Careful where you're putting that technology

Is it more trouble than it's worth?

By silicon.com

Published: 13 August 2003 15:16 GMT

Today silicon.com reported that poorly configured or defective anti-spam services may actually be costing businesses $3.5bn.

Compared to the $10bn estimate relating to the cost of spam this seems the lesser of two evils, but the numbers don't tell the whole story.

The problem lies with false positives - emails identified and treated as spam, which were actually genuine, or solicited by the recipient. In essence, emails which users want to receive are being thrown out with the spam.

What the $3.5bn relates to is time spent wasted chasing emails which have gone astray and taking measures to reconfigure filters to avoid future instances of the problem. What it doesn't take into consideration are the more unquantifiable, yet potentially far more serious costs.

Email is now the preferred communication tool for businesses, but if it can't be trusted then what might that say about your business? If clients are kept waiting for a reply they are not going to be pleased and may well take their business elsewhere. But what if you never even got to see their original email? What if it was deleted or filtered because it triggered the spam filter.

Instances of emails being filtered because they contained the word 'sex' are not uncommon. But this proved an embarrassment for companies doing business with or from Essex, Sussex or Middlesex to name but a few. People with surnames such as Sexton may also be blacklisted unfairly - and as for Scunthorpe - let's not even go there.

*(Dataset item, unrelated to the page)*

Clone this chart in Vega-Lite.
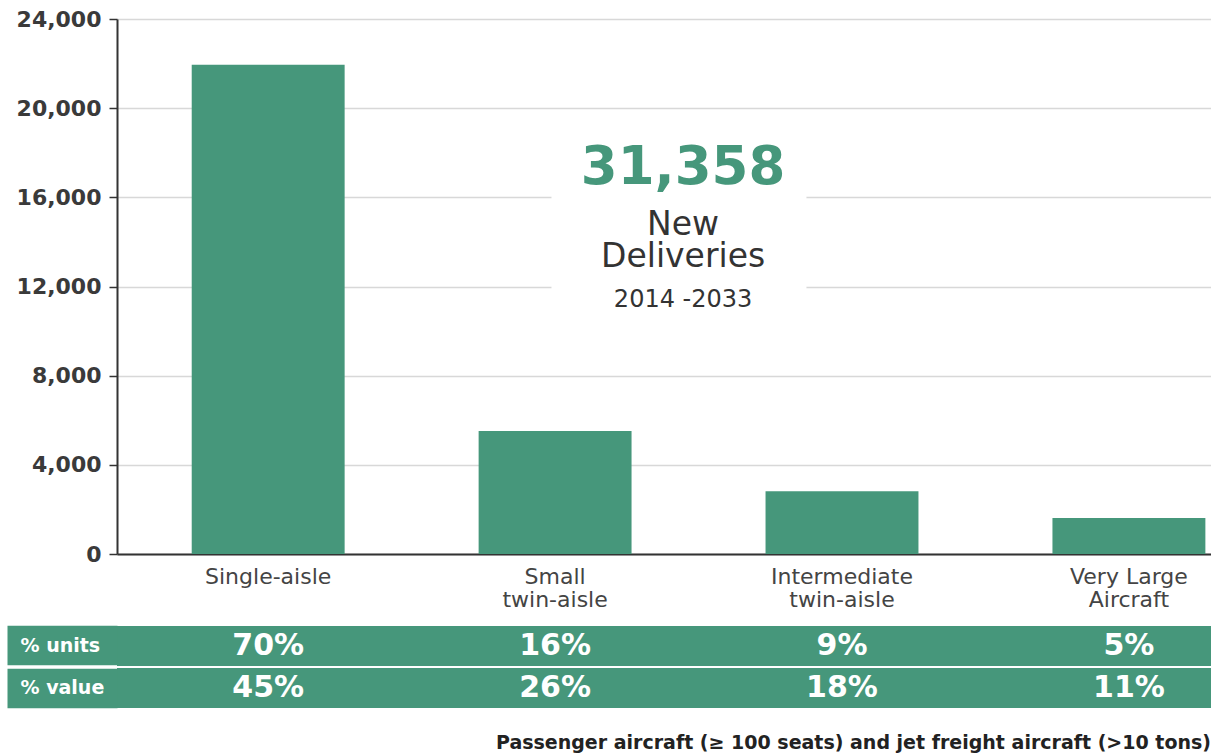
{
  "$schema": "https://vega.github.io/schema/vega-lite/v6.json",
  "padding": {"left": -13, "top": 8, "right": 0, "bottom": 0},
  "background": "white",
  "config": {"view": {"stroke": null}, "font": "DejaVu Sans"},
  "spacing": 15,
  "title": {"text": "Passenger aircraft (≥ 100 seats) and jet freight aircraft (>10 tons)", "orient": "bottom", "anchor": "end", "font": "DejaVu Sans", "fontSize": 19, "fontWeight": "bold", "color": "#222222", "offset": 26},
  "vconcat": [
    {
      "width": 1094,
      "height": 535,
      "data": {"values": [
        {"category": "Single-aisle", "deliveries": 21950},
        {"category": "Small twin-aisle", "deliveries": 5520},
        {"category": "Intermediate twin-aisle", "deliveries": 2813},
        {"category": "Very Large Aircraft", "deliveries": 1615}
      ]},
      "layer": [
        {
          "mark": {"type": "bar", "color": "#46977b"},
          "encoding": {
            "x": {"field": "category", "type": "nominal", "sort": null,
              "scale": {"type": "band", "domain": ["Single-aisle", "Small twin-aisle", "Intermediate twin-aisle", "Very Large Aircraft"], "paddingInner": 0.467, "paddingOuter": 0.14, "align": 0.93},
              "axis": {"title": null, "ticks": false, "grid": false, "domainColor": "#333333", "domainWidth": 2, "labelFont": "DejaVu Sans", "labelFontSize": 22, "labelColor": "#444444", "labelPadding": 12, "labelLineHeight": 23, "labelAngle": 0,
                "labelExpr": "datum.value === 'Very Large Aircraft' ? ['Very Large', 'Aircraft'] : split(datum.value, ' ')"}},
            "y": {"field": "deliveries", "type": "quantitative",
              "scale": {"domain": [0, 24000], "nice": false},
              "axis": {"title": null, "values": [0, 4000, 8000, 12000, 16000, 20000, 24000], "format": ",d", "labelFont": "DejaVu Sans", "labelFontSize": 22, "labelFontWeight": "bold", "labelColor": "#3a3a3a", "labelPadding": 8, "tickSize": 8, "tickColor": "#333333", "tickWidth": 1.5, "domainColor": "#333333", "domainWidth": 2, "grid": true, "gridColor": "#d8d8d8", "gridWidth": 1.5, "minExtent": 110, "maxExtent": 110}}
          }
        },
        {
          "data": {"values": [{}]},
          "mark": {"type": "point", "shape": "M-1.275,-1H1.275V1H-1.275Z", "size": 40000, "filled": true, "color": "white", "opacity": 1, "strokeWidth": 0},
          "encoding": {
            "x": {"datum": "Small twin-aisle", "type": "nominal", "bandPosition": 1.31},
            "y": {"datum": 14800, "type": "quantitative"}
          }
        },
        {
          "data": {"values": [{"label": "31,358"}]},
          "mark": {"type": "text", "font": "DejaVu Sans", "fontSize": 53, "fontWeight": "bold", "color": "#46977b", "baseline": "middle"},
          "encoding": {
            "x": {"datum": "Small twin-aisle", "type": "nominal", "bandPosition": 1.337},
            "y": {"datum": 17300, "type": "quantitative"},
            "text": {"field": "label"}
          }
        },
        {
          "data": {"values": [{"label": "New\nDeliveries"}]},
          "mark": {"type": "text", "font": "DejaVu Sans", "fontSize": 33, "lineHeight": 32.5, "lineBreak": "\n", "color": "#333333", "baseline": "middle"},
          "encoding": {
            "x": {"datum": "Small twin-aisle", "type": "nominal", "bandPosition": 1.337},
            "y": {"datum": 14760, "type": "quantitative"},
            "text": {"field": "label"}
          }
        },
        {
          "data": {"values": [{"label": "2014 -2033"}]},
          "mark": {"type": "text", "font": "DejaVu Sans", "fontSize": 24, "color": "#333333", "baseline": "middle"},
          "encoding": {
            "x": {"datum": "Small twin-aisle", "type": "nominal", "bandPosition": 1.337},
            "y": {"datum": 11394, "type": "quantitative"},
            "text": {"field": "label"}
          }
        }
      ]
    },
    {
      "width": 1094,
      "height": 82,
      "data": {"values": [
        {"metric": "% units", "category": "Single-aisle", "share": "70%"},
        {"metric": "% units", "category": "Small twin-aisle", "share": "16%"},
        {"metric": "% units", "category": "Intermediate twin-aisle", "share": "9%"},
        {"metric": "% units", "category": "Very Large Aircraft", "share": "5%"},
        {"metric": "% value", "category": "Single-aisle", "share": "45%"},
        {"metric": "% value", "category": "Small twin-aisle", "share": "26%"},
        {"metric": "% value", "category": "Intermediate twin-aisle", "share": "18%"},
        {"metric": "% value", "category": "Very Large Aircraft", "share": "11%"}
      ]},
      "layer": [
        {
          "mark": {"type": "rect", "color": "#46977b", "opacity": 1},
          "encoding": {
            "y": {"field": "metric", "type": "nominal", "sort": ["% units", "% value"],
              "scale": {"type": "band", "paddingInner": 0.06, "paddingOuter": 0},
              "axis": {"title": null, "orient": "left", "domain": false, "ticks": true, "tickSize": 110, "tickWidth": 39.7, "tickColor": "#46977b", "tickCap": "butt", "labelPadding": -13, "labelAlign": "left", "labelFont": "DejaVu Sans", "labelFontSize": 19, "labelFontWeight": "bold", "labelColor": "white", "grid": false, "minExtent": 110, "maxExtent": 110}}
          }
        },
        {
          "mark": {"type": "text", "font": "DejaVu Sans", "fontSize": 30, "fontWeight": "bold", "color": "white", "baseline": "middle"},
          "encoding": {
            "x": {"field": "category", "type": "nominal", "sort": null,
              "scale": {"type": "band", "domain": ["Single-aisle", "Small twin-aisle", "Intermediate twin-aisle", "Very Large Aircraft"], "paddingInner": 0.467, "paddingOuter": 0.14, "align": 0.93},
              "axis": null},
            "y": {"field": "metric", "type": "nominal", "sort": ["% units", "% value"]},
            "text": {"field": "share"}
          }
        }
      ]
    }
  ]
}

So are false positives actually more costly than receiving spam - in a lot of ways the answer is yes. At least dealing with spam you know the cost is related to time and bandwidth - those you can quantify.

But if you lose a major customer, clients or sales lead because an important email got filtered out, the cost of false positives - which is far less quantifiable - can all of a sudden seem far more of a concern.

In truth, the message is simple. Think before you deploy any kind of technology. Of course you should be filtering spam, but you should be doing it with all the information available on best practice at your fingertips.

Badly or wrongly deploying technology may just be the most costly mistake you ever make and with IT budgets already stretched we need to make sure what little there is gets spent wisely and to the benefit rather than detriment of the company.